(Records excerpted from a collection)

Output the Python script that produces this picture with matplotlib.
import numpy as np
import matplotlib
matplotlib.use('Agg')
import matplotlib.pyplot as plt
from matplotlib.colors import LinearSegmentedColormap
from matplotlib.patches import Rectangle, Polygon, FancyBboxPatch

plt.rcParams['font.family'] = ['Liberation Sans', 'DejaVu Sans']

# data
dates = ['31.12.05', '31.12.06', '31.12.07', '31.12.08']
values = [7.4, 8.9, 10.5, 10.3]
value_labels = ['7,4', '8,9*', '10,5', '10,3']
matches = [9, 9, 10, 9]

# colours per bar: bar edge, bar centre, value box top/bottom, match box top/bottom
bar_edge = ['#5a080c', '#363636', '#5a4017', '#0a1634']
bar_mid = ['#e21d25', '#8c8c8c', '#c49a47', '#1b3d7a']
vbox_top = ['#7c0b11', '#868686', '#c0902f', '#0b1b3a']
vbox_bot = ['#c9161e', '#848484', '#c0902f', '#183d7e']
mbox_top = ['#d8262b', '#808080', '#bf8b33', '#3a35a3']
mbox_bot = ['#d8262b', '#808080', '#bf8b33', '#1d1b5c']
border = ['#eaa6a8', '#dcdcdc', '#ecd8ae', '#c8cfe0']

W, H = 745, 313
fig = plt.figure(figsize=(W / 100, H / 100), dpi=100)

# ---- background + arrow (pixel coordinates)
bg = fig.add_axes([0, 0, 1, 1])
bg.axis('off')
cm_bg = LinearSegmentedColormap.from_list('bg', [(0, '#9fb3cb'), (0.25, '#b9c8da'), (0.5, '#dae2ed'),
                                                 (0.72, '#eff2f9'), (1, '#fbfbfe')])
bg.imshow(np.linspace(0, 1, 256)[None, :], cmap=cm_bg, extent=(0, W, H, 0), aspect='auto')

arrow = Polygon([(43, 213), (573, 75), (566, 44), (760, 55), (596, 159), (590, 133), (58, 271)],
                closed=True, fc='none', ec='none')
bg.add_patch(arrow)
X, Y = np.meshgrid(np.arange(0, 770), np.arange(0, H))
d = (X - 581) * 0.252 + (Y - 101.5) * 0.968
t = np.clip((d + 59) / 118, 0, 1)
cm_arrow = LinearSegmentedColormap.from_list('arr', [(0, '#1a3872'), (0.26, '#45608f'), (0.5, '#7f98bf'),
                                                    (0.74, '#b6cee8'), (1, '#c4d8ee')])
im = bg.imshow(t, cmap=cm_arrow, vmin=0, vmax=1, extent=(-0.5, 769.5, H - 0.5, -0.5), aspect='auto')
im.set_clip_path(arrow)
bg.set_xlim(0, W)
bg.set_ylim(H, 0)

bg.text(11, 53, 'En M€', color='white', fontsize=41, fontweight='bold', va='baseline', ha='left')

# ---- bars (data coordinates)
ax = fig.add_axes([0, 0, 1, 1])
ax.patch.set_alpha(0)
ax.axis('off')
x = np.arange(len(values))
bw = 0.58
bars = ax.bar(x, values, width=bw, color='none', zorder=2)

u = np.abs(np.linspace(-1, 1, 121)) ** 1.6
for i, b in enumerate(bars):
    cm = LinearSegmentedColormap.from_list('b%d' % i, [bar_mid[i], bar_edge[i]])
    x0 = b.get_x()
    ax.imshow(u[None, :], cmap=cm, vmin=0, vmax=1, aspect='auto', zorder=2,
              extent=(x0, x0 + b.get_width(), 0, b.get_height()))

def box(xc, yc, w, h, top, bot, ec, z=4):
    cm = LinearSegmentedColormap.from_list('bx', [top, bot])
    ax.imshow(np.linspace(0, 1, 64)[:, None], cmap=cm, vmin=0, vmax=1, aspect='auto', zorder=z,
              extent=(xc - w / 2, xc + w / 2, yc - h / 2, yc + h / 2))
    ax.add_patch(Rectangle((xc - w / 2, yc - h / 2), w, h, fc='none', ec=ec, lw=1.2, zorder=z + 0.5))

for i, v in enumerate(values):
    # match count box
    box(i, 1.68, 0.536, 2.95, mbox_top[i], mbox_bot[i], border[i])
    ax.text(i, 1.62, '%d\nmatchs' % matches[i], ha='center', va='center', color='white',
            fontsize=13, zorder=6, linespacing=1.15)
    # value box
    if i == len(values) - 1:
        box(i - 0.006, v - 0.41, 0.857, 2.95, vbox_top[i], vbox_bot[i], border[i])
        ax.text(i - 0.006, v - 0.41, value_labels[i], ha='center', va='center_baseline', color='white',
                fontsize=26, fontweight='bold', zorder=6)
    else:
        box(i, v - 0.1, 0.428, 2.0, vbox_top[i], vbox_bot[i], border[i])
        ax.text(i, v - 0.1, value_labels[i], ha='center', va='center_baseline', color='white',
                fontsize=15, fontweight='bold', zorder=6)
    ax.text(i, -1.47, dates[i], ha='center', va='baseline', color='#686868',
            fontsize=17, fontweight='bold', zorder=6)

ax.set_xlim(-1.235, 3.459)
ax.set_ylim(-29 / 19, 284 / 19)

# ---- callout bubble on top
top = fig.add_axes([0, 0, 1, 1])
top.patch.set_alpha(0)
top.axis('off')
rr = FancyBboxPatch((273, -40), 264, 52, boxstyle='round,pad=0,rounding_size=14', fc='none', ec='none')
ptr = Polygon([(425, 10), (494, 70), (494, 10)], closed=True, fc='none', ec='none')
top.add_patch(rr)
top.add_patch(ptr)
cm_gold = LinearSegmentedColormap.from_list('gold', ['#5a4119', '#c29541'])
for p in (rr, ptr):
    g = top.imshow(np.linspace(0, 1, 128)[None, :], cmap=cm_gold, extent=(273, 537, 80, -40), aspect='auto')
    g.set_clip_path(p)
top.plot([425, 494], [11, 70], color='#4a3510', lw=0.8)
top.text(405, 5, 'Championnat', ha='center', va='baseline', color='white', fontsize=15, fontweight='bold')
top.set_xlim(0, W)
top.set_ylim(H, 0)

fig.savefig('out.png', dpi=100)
* * *
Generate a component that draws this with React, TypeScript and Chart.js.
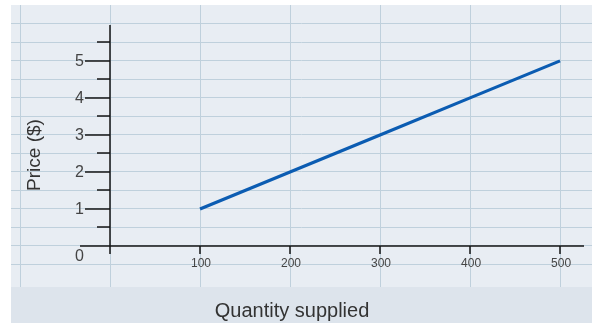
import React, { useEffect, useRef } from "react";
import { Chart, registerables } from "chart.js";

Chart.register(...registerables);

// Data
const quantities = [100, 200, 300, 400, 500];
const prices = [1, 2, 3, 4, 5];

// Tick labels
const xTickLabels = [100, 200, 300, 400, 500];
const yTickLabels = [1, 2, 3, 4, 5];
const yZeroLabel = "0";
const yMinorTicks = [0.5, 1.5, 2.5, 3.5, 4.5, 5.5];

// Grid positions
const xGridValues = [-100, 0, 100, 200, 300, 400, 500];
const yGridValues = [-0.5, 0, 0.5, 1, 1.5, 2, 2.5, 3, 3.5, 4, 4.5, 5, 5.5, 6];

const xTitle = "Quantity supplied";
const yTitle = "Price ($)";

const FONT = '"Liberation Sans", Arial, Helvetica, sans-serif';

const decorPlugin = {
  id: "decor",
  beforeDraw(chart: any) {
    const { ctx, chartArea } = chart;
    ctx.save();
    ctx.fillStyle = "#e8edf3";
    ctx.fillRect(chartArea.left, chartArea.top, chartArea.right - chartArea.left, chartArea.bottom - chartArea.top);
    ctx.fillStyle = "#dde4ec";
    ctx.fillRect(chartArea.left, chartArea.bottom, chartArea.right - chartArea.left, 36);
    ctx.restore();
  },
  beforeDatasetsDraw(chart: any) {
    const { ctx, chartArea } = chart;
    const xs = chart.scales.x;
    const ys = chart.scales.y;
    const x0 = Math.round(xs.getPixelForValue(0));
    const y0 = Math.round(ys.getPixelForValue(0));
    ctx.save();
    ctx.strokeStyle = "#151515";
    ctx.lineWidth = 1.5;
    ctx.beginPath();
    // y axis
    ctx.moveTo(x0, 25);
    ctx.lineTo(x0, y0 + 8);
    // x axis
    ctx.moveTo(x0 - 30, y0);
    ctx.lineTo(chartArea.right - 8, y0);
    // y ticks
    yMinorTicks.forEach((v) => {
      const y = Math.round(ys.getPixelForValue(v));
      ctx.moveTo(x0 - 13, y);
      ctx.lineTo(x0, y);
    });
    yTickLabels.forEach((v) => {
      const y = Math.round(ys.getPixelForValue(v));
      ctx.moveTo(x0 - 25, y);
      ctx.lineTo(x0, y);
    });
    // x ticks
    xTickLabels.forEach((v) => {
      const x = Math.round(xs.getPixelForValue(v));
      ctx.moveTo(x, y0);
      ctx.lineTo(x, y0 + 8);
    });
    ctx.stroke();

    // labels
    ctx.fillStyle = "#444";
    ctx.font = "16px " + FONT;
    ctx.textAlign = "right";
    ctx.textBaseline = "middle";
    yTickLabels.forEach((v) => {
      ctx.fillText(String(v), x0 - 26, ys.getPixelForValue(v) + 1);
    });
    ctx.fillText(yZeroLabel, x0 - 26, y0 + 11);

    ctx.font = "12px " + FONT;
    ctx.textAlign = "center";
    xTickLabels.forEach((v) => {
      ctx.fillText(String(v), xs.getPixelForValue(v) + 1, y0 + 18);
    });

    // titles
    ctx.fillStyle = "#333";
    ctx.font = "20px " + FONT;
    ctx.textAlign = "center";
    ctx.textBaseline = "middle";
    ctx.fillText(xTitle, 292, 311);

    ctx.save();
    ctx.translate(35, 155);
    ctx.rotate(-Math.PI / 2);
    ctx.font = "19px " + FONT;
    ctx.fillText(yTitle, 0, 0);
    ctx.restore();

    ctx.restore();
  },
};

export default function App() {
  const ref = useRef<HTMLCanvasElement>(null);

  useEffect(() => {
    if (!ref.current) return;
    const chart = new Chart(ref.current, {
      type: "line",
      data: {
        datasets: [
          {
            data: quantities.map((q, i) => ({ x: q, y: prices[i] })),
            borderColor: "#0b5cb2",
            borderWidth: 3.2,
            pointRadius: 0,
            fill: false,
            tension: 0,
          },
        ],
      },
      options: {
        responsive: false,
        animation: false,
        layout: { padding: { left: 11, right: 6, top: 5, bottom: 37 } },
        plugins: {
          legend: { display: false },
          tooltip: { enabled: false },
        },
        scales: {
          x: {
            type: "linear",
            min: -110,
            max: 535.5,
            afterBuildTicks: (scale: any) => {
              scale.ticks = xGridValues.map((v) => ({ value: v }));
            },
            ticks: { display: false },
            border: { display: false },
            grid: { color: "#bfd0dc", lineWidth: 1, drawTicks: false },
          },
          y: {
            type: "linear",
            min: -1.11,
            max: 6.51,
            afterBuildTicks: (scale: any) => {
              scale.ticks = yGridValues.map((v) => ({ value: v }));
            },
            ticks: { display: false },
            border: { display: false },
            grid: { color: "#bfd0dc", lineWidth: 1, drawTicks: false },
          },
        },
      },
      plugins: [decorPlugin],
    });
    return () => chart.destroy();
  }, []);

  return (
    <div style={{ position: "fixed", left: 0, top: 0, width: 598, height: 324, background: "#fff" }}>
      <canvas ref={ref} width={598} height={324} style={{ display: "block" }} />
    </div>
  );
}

_Written exercise_: Take exactly the lines from the one containing "Output the Python" through the one containing "H, 0), aspect='auto')" in the data above, and output them with nothing added.

_Output for this exercise_:
Output the Python script that produces this picture with matplotlib.
import numpy as np
import matplotlib
matplotlib.use('Agg')
import matplotlib.pyplot as plt
from matplotlib.colors import LinearSegmentedColormap
from matplotlib.patches import Rectangle, Polygon, FancyBboxPatch

plt.rcParams['font.family'] = ['Liberation Sans', 'DejaVu Sans']

# data
dates = ['31.12.05', '31.12.06', '31.12.07', '31.12.08']
values = [7.4, 8.9, 10.5, 10.3]
value_labels = ['7,4', '8,9*', '10,5', '10,3']
matches = [9, 9, 10, 9]

# colours per bar: bar edge, bar centre, value box top/bottom, match box top/bottom
bar_edge = ['#5a080c', '#363636', '#5a4017', '#0a1634']
bar_mid = ['#e21d25', '#8c8c8c', '#c49a47', '#1b3d7a']
vbox_top = ['#7c0b11', '#868686', '#c0902f', '#0b1b3a']
vbox_bot = ['#c9161e', '#848484', '#c0902f', '#183d7e']
mbox_top = ['#d8262b', '#808080', '#bf8b33', '#3a35a3']
mbox_bot = ['#d8262b', '#808080', '#bf8b33', '#1d1b5c']
border = ['#eaa6a8', '#dcdcdc', '#ecd8ae', '#c8cfe0']

W, H = 745, 313
fig = plt.figure(figsize=(W / 100, H / 100), dpi=100)

# ---- background + arrow (pixel coordinates)
bg = fig.add_axes([0, 0, 1, 1])
bg.axis('off')
cm_bg = LinearSegmentedColormap.from_list('bg', [(0, '#9fb3cb'), (0.25, '#b9c8da'), (0.5, '#dae2ed'),
                                                 (0.72, '#eff2f9'), (1, '#fbfbfe')])
bg.imshow(np.linspace(0, 1, 256)[None, :], cmap=cm_bg, extent=(0, W, H, 0), aspect='auto')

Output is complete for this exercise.